Espelho, espelho meu! – No entanto, nada disso é novidade, nem mesmo o documentário A lavagem cerebral do meu pai (de 2015), hoje disponível no Youtube. Nele, a diretora Jen Senko expõe suas pesquisas sobre a mudança de um homem pacato em um estúpido cidadão estadunidense de direita. E descobre que seu pai não era o único odioso a seus compatriotas progressistas mas, sim, mais um fanático seguidor de programas de rádio e TV que, por meio de mentiras escabrosas, os induziam a se tornarem parvos e maníacos direitistas.

Curioso, muito curioso, é que esta escriba viveu nos E.U. à época do governo Nixon e também observava – embora leigamente, pois ainda não ingressara no jornalismo –, o quanto os americanos pareciam moldados para serem bobalhões. As tevês ficavam permanentemente ligadas onde quer que se estivesse e era flagrante como os programas os direcionavam para um conservadorismo que destoava da proeminência do país no mundo.
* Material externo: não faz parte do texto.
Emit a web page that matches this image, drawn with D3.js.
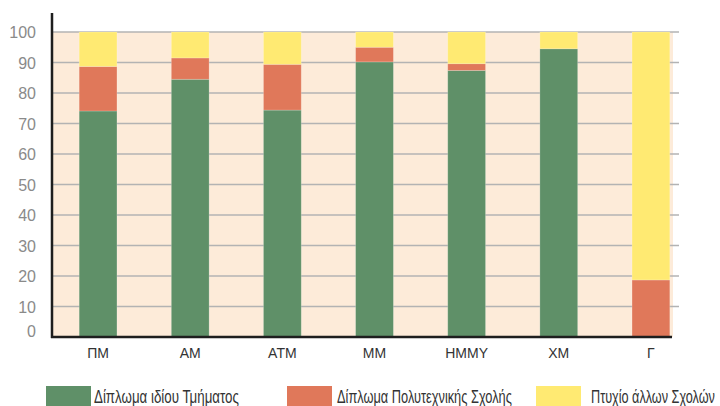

Por força dos 21 anos de ditadura, muitos permanecemos antenados e flagrando, encabulados, a (sempre) imitação do império ianque e seus desastres para consigo próprio. Pior: assistíamos exasperados e impotentes àquele estado de coisas nos levando à destruição de conquistas fundamentais ao Brasil. Enfim. Embora aqui resumido, o quadro tem a ver, ou seria só uma pueril semelhança com o abacaxi que jogaram sobre nossas cabeças?

O mínimo do mínimo a esperar agora é que o Jornalismo pare de se portar como um lacaio lesa-pátria e aprenda o significado de soberania. E se não quer ajudar ao 3º governo Lula na reconstrução dos danos, que não perca as enormes chances de não fazer marola, repetindo a indecência de cumplicidades inescrupulosas, como a ocorrida com a Lava Jato. De ser uma colônia de babacas já estamos bastante fartos.